Instructions for the task
Return a copy of every line in the records that includes the word "React".

Material for this exercise

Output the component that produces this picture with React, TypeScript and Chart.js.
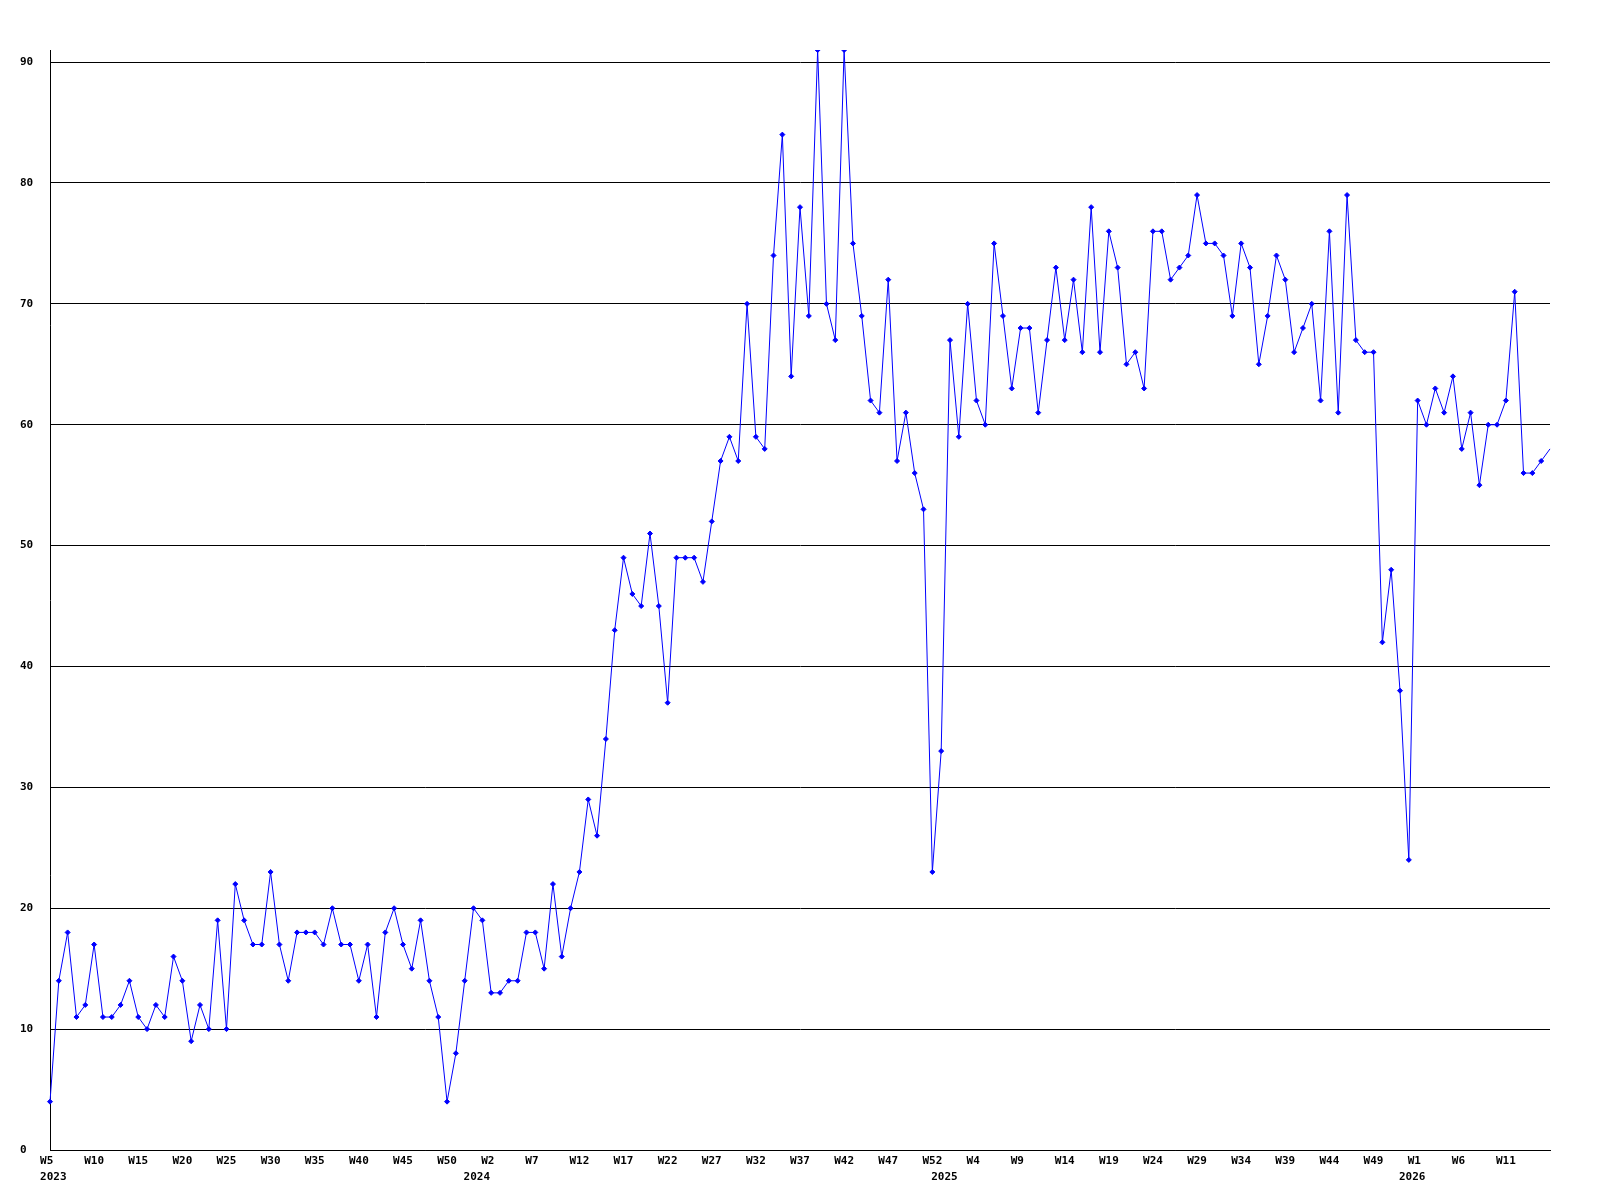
import React, { useEffect, useRef } from 'react';
import { Chart, registerables } from 'chart.js';

Chart.register(...registerables);

// Week categories: each year runs from its first to its last plotted week
const years = ['2023', '2024', '2025', '2026'];
const firstWeeks = [5, 0, 0, 0];
const lastWeeks = [52, 52, 52, 16];

// Weekly values (one per week)
const values2023 = [
  4, 14, 18, 11, 12, 17, 11, 11, 12, 14, 11, 10, 12, 11, 16, 14, 9, 12, 10, 19,
  10, 22, 19, 17, 17, 23, 17, 14, 18, 18, 18, 17, 20, 17, 17, 14, 17, 11, 18, 20,
  17, 15, 19, 14, 11, 4, 8, 14,
];
const values2024 = [
  20, 19, 13, 13, 14, 14, 18, 18, 15, 22, 16, 20, 23, 29, 26, 34, 43, 49, 46, 45,
  51, 45, 37, 49, 49, 49, 47, 52, 57, 59, 57, 70, 59, 58, 74, 84, 64, 78, 69, 91,
  70, 67, 91, 75, 69, 62, 61, 72, 57, 61, 56, 53, 23,
];
const values2025 = [
  33, 67, 59, 70, 62, 60, 75, 69, 63, 68, 68, 61, 67, 73, 67, 72, 66, 78, 66, 76,
  73, 65, 66, 63, 76, 76, 72, 73, 74, 79, 75, 75, 74, 69, 75, 73, 65, 69, 74, 72,
  66, 68, 70, 62, 76, 61, 79, 67, 66, 66, 42, 48, 38,
];
const values2026 = [24, 62, 60, 63, 61, 64, 58, 61, 55, 60, 60, 62, 71, 56, 56, 57, 58];

// Y axis
const yMin = 0;
const yMax = 91;
const yTickValues = [0, 10, 20, 30, 40, 50, 60, 70, 80, 90];
const labelEvery = 5;

type Cat = { week: number; year: string; yearStart: boolean };

function buildCategories(): Cat[] {
  const out: Cat[] = [];
  years.forEach((y, i) => {
    for (let w = firstWeeks[i]; w <= lastWeeks[i]; w++) {
      out.push({ week: w, year: y, yearStart: w === firstWeeks[i] });
    }
  });
  return out;
}

export default function App() {
  const ref = useRef<HTMLCanvasElement | null>(null);

  useEffect(() => {
    const canvas = ref.current;
    if (!canvas) return;
    const categories = buildCategories();
    const values = [...values2023, ...values2024, ...values2025, ...values2026];
    const lastIdx = values.length - 1;

    const FONT = {
      family: '"DejaVu Sans Mono", "Liberation Mono", monospace',
      size: 11,
      weight: 'bold' as const,
      lineHeight: '16px',
    };

    const chart = new Chart(canvas, {
      type: 'line',
      data: {
        labels: categories.map((c) => `W${c.week} ${c.year}`),
        datasets: [
          {
            data: values,
            borderColor: '#0000ff',
            backgroundColor: '#0000ff',
            borderWidth: 1,
            tension: 0,
            fill: false,
            pointStyle: 'rectRot',
            pointRadius: (ctx: any) => (ctx.dataIndex === lastIdx ? 0 : 2.5),
            pointBackgroundColor: '#0000ff',
            pointBorderColor: '#0000ff',
            pointBorderWidth: 1,
          },
        ],
      },
      options: {
        animation: false,
        responsive: false,
        maintainAspectRatio: false,
        devicePixelRatio: 1,
        events: [],
        layout: { padding: { left: 20, right: 50, top: 50, bottom: 0 } },
        plugins: {
          legend: { display: false },
          tooltip: { enabled: false },
          title: { display: false },
        },
        scales: {
          x: {
            type: 'category',
            offset: false,
            grid: { display: false, drawTicks: false },
            border: { display: true, color: '#000000', width: 1 },
            ticks: {
              autoSkip: false,
              maxRotation: 0,
              minRotation: 0,
              padding: 3,
              color: '#000000',
              font: FONT,
              callback: (_v: any, index: number) => {
                const c = categories[index];
                if (!c) return '';
                const wk =
                  index % labelEvery === 0 && index !== lastIdx ? `W${c.week}`.padEnd(3, ' ') : '';
                if (c.yearStart) return [wk, ' ' + c.year];
                return wk;
              },
            },
            afterFit: (s: any) => {
              s.height = 50;
            },
          },
          y: {
            min: yMin,
            max: yMax,
            grid: { color: '#000000', lineWidth: 1, drawTicks: false },
            border: { display: true, color: '#000000', width: 1 },
            ticks: {
              crossAlign: 'far',
              padding: 0,
              color: '#000000',
              font: FONT,
            },
            afterBuildTicks: (s: any) => {
              s.ticks = yTickValues.map((v) => ({ value: v }));
            },
            afterFit: (s: any) => {
              s.width = 30;
            },
          },
        },
      } as any,
    });

    return () => chart.destroy();
  }, []);

  return (
    <div style={{ position: 'absolute', left: 0, top: 0, width: 1600, height: 1200, background: '#ffffff' }}>
      <canvas ref={ref} width={1600} height={1200} style={{ display: 'block', width: 1600, height: 1200 }} />
    </div>
  );
}
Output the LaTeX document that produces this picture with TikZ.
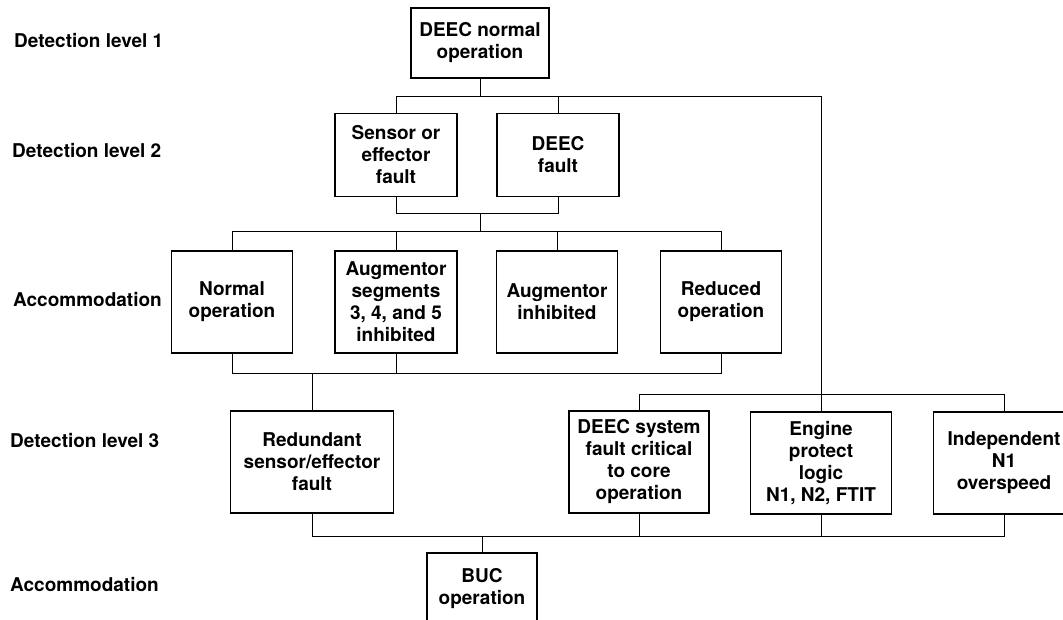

Result for this exercise
Output the component that produces this picture with React, TypeScript and Chart.js.
import React, { useEffect, useRef } from 'react';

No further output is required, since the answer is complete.